Recent work in the field of face recognition aims at achieving high accuracy, and they have been succeeding. Some of the face recognition algorithms have been able to achieve accuracy that surpasses even human beings for unseen data. Some recent literary works have focused on face identification and recognition even in cases of obstructions on the face, which could be intentional or unintentional, such as masks, makeup, etc.

In this work, we propose a novel multi-task framework for face recognition with the aim of increasing the capability of AI systems to match faces and reduce tolerance toward impersonation due to its critical applicability in areas requiring high secrecy, authenticity, and confidentiality. We propose to divide the face into several regions such as the mouth region, periocular region, nose region, etc., along with using the capability of existing systems that work on features identified from the complete face. The proposed framework takes four primary sub-tasks, namely Facial Feature matching, Periocular feature matching, Nose feature matching, and Mouth feature matching. Differently trained models of similar architecture for each of these features have been used. For the purpose of final authentication or verification, distance is calculated between each of the feature embeddings. Then these four distances are fed into an ensemble of classifiers to make the final decision on the match of the face. The proposed pipeline is able to attain an accuracy of 90.4%, which is approximately 1% higher than the best state-of-the-art accuracy for the under-consideration private dataset. We have also carried out an ablation study on this dataset, and the findings suggest a minimum of 0.8% points drop in case of the removal of any of the four feature embeddings. Moreover, the removal of any of these four tasks leads to an increase in the accuracy gap of matching and non-matching pairs, i.e., such removal induces bias.

This research work also proposes Layer-Wise Triplet Loss considering the class-independent nature of Triplet loss and contrastive losses.
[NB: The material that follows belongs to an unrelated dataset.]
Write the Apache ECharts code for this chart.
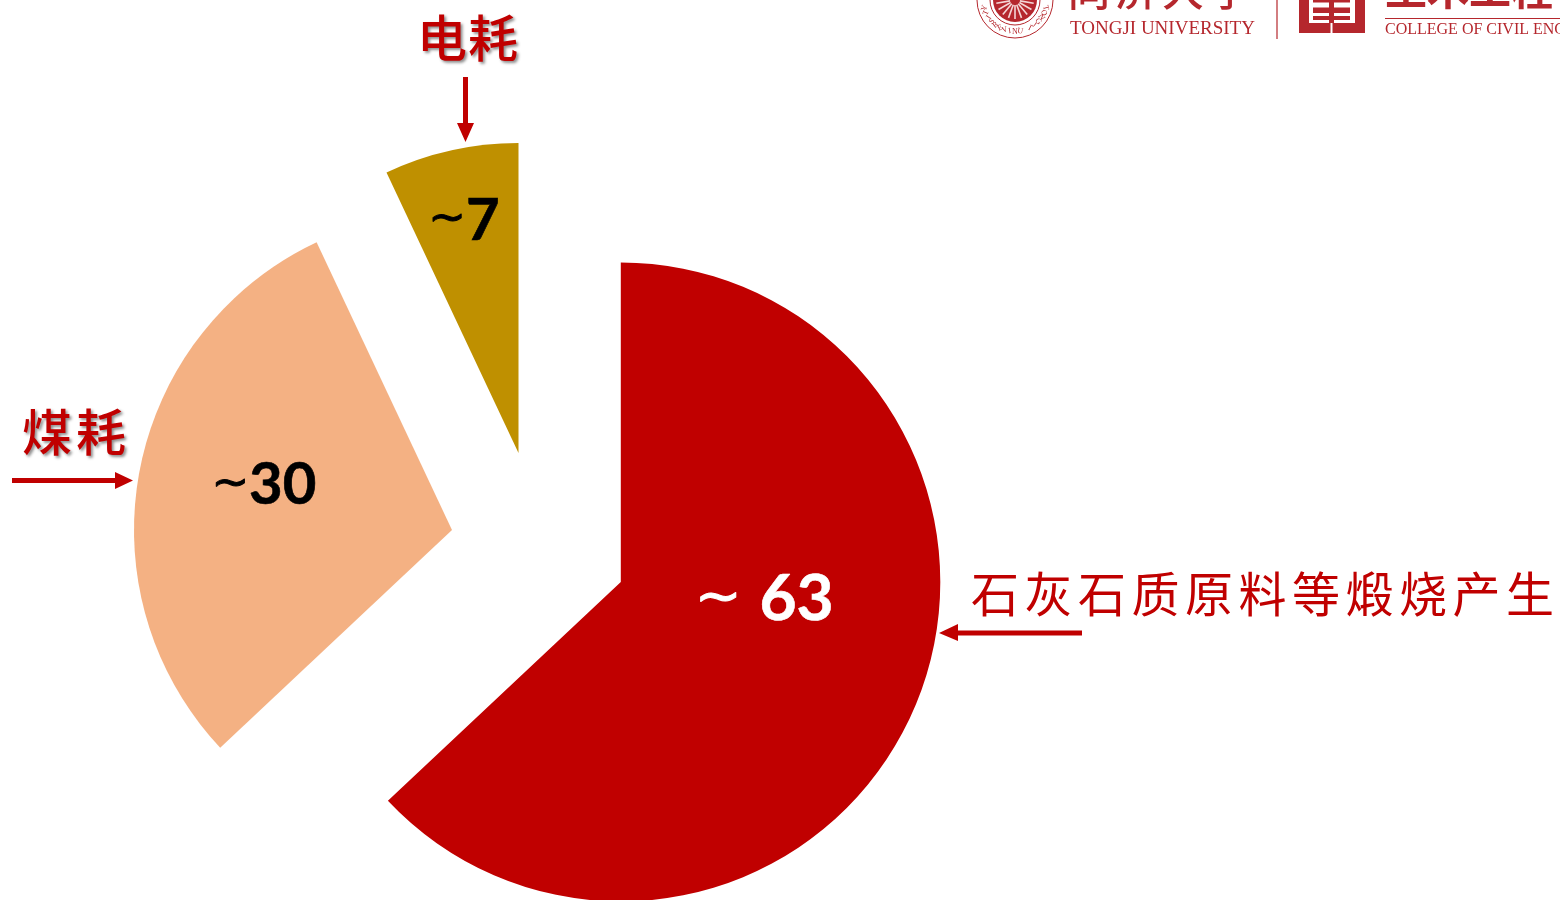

The newly proposed approach trains a neural network with loss for each layer. The loss for any layer impacts that layer and all layers preceding it. In this way, every layer is learning not only from the final output of the network but also from all internal layers as well. This learning with all internal layers and respective losses expedites the learning, and the model is trained quickly in very few epochs. In any deep neural network, lower layers contain better localization properties, and deeper layers turn to be more class-specific. In this layer-wise training, the same continues; however, since the proposed approach uses the loss functions which are independent of class representation, each layer is expected to generate features that are more representative for the final decision in verification or matching tasks. In order to avoid overfitting with the layer-wise loss function, we recommend a dropout of around 50% for each layer.

Random variations in brightness, color jitters, rotation, and noise induction will also help in avoiding overfitting and increasing the generalizability of the model. Increasing weights with the depth of layer-wise loss ensures that the lower layer of the model not only learns from its outputs but also learns from the outputs of higher layers. Experiments indicate that the newly proposed training approach, using the layer-wise loss function, is able to achieve accuracy comparable with the same state-of-the-art technology and is more generalizable in very few training iterations. The proposed approach saves not only training time but also training resources and hence is more environment-friendly.